Merkezi Finans desteği ile İngiltere; Londra ve Manchester’da 90 gün Doğa ve Çevre Eğitimi aldım. Kırşehir’de 12 dönüm kendi adıma tescil edilmiş boyları 15 metreye ulaşmış ladin, karaçam, Sedir ağaçlarının süslediği ormanına sahip saygıyı hak eden bir çevre Aktivistiyim.
Bir Anekdot paylaşmak istiyorum. Yıl 1982 Kıbrıs 28 Tümene bağlı Zırhlı Alay Ağır Havan (120’lik kundağı motorlu M113 Kariyerlere monteli) Takım Komutanı (Topçu Bataryası eşiti) olarak görev yapıyorum. Kıbrıs barış Kuvvetlerinde 81, 106 ve 120’lik toplam 30 Havan Takımı var. Ağır Silah yarışmasında 4700 metrede yatay tırmanış içinde 100 metre aralıklı bulunan 4 Rum tankını tanzim atışı sonrası yaptırdığım atışla 120’lik havan mermisini 3 tank kulesinde içeri sokarak 4ncü tankın motor blokundan vuran eğitime sahibim.

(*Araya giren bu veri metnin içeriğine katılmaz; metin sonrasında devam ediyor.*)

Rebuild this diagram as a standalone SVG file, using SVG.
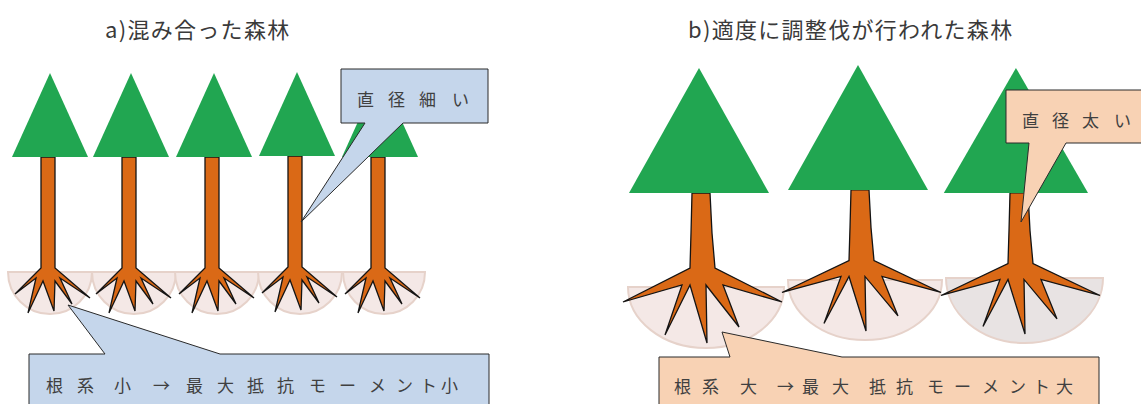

Beni bu başarının ardından Alay komutanı eşliğinde askeri uçakla Subay olmak için Ankara’ya gönderdiler. Alay Komutanı; Personel Subayına benimle ilgili dosyayı verdi. Alay Komutanı beni Personel Şubesine bakan binbaşı ile baş başa bıraktı. Zarfı açan Binbaşı, sağlık raporunun eksik olduğunu, ‘Subay olacak adam önce emir okumasını öğrenir’. Ayağa kalktım buraya özgür irademle değil, verilen emrin gereği olarak geldim dedim ve dışarı çıktım. Emekliliğimde yaptığım binlerce etkinlikten sadece başlıkları paylaştım sizlerle. Beni küçük gören binbaşı yaptıklarımın kaçta kaçına hâkim olmuştur bilemem ama. Kıbrıs’a döndüğümde Tümen Komutanının karşısına çıkartıldım. ‘Verilen emri neden yapmadığımı, göreve mi, Turistik geziye mi gittiğimi, Neden eksik belgeyle Ankara’ya gittiğimi, gereksiz olarak verilen emri yapmamak vs. benzer sorular sordu. Bende kendisine subay olmak istemediğimi sordu? Benden 3 yaş küçük kardeşimin yüzbaşı rütbesinde olduğunu söylediğimde. Savunmamı dahi almadan Bana ‘Bir Generalle nasıl konuşulur bilmiyor’. Gerekçesiyle 21 gün açık arazide 40 C sıcaklıkta havan mevzi içinde kurulmuş çadırda hapsettiler.
Hiçbir şeye benzemez ‘Silah Arkadaşlığı’… Askerin ölümü kutsaldır. Bu değerlere sahip Türk Silahlı Kuvvetleri'nin bel kemiğini oluşturan Muvazzaf, Emekli kahraman Silah Arkadaşlarım Astsubayların ‘Dünya Astsubaylar Gününü’ kutluyor aramızdan ayrılan tüm Silah arkadaşlarıma rahmet dilerim.